Corn: Corn futures prices closed up the 25-cent daily trading limit today. May futures closed at $5.64 1/4 and December futures at $4.77 1/2. May futures also registered a contract-high close and a technically bullish monthly and quarterly high close today. Daily trading limits expand to 40 cents for corn on Thursday. The corn market bulls needed a shot of bullish news and they got that and then some today. The USDA Prospective Plantings Report showed U.S. corn planted acres as 91.144 million, well below the average trade expectation of 93.208 million acres. That compares to 90.819 mil. acres planted in 2020. Given strong new-crop prices, we anticipate corn acres will increase from USDA’s March intentions, especially if spring weather is favorable for planting. Meantime, the USDA Quarterly Grain Stocks Report showed corn supplies at 7.701 billion bu., whereas traders expected 7.767 billion bushels. That’s down more than 250 million bu. from year-ago.
Soybeans: Soybean futures had a strong bullish reaction to USDA’s reports, finishing up the 70-cent daily trading limit. Soymeal futures finished sharply higher to up the $25 daily limit. Soyoil futures ended sharply higher to up their 250 point daily limit. Trading limits expand to $1.05 for soybeans, $40 for soymeal and 400 points for soyoil during Thursday’s session, which is the last trading day for the week since markets are closed Friday. USDA’s March soybean planting intentions came in far short of what traders expected – and frankly what is needed to ease supply tightness. USDA estimates farmers intend to plant 87.6 million acres to soybeans this year. While that would be up 4.5 million acres from last year, the highest since 89.2 million acres in 2018 and the third highest on record, it was 2.4 million acres lower than traders anticipated. Obviously, more acres and/or less use would be needed as there is no margin for a production hiccup.
Wheat: May SRW futures rose 16 3/4 cents to $6.18, May HRW was up 17 1/4 cents to $5.75 3/4 and May spring wheat futures gained 9 cents to $6.10 3/4. Wheat futures followed limit-bid corn and soybean futures to the upside on speculation feed demand will increase this summer both here at home and around the globe. There was some talk of SRW wheat sales increasing to Southeast hog and poultry feeders. It also could lead to fewer spring wheat plantings. Prices also found support from a flurry of international tenders.

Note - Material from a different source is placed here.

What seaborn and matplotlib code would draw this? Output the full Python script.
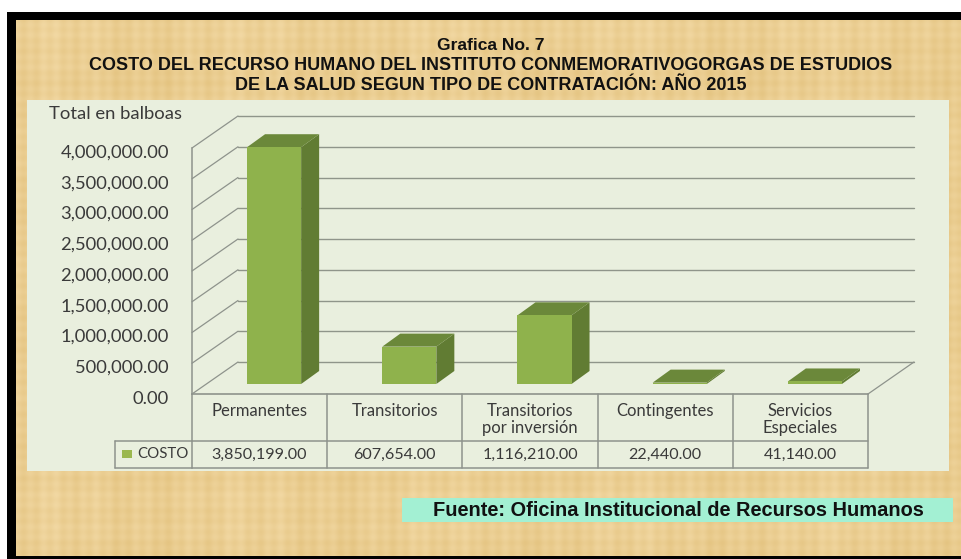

The weather conditions are shifting to warmer and drier and that may provide additional support if sustained into May. Farmers told USDA they intend to plant 510,000 fewer acres to spring wheat this year, though that would be around 100,000 acres more than traders anticipated and our survey indicated.
Cotton: May cotton rose 24 points to 80.88 cents and December rallied 118 points to 80.10 cents. Cotton futures reversed earlier steep declines, closing higher. Cotton largely followed the limit-up gains in corn and soybeans despite a lack of fresh bullish news in today’s USDA prospective plantings report. The grain market rallies may lead to final cotton plantings falling below today’s intentions. Cotton plantings are expected to be down just a tick from last year and 131,000 acres higher than pre-report expectations. Cotton acreage intentions came in 164,000 acres fewer than our survey indicated. Cotton acres are expected to drop 18,000 acres in Texas to 6.82 million acres. Cotton plantings are expected to rise 10,000 acres in Georgia to 1.2 million acres.
Hogs: June lean hogs closed down 72 1/2 cents at $105.30 today, with the rest of the market finishing narrowly mixed. Most contracts settled high-range. Spot cash hog and pork product markets are beginning to weaken, putting some pressure on the futures’ premiums. Cash hog prices slipped another 37 cents this morning, on a national direct average. However, losses in futures were limited as the pork cutout value rose a solid $4.71 to $110.01 per cwt. on movement of 186.89 loads at midday today. Hams led the gainers. Today’s hog slaughter was estimated at 492,000 head compared to 486,000 last Wednesday and 476,000 head a year ago at this time. Futures’ premiums suggest that hog supplies are unlikely to rise above demand
Cattle: April cattle closed unchanged at $120.975 and June rose 67.5 cents to $122.90. May feeders fell $2.80 to $149.40. Live cattle futures were quiet today, but closing higher in all contracts but April. Feeder cattle futures tumbled sharply lower after today’s USDA planting intentions report showed farmers intend to plant fewer corn acres than anticipated by the trade. The Fed Cattle Exchange auction reported a top trade at $118 this morning, up about $2 from last week and a positive support for cattle. Wholesale beef prices are rising quickly, up about $12 from a week ago. Choice rose 70 cents at midday and Select was up $1.63 on moderate sales. The rib and the loin primals are up sharply even from a week ago, $24, and $18, respectively. Beef trimmings are up almost $13 in the past week as processed meat companies change their formulation away from pork to cheaper beef.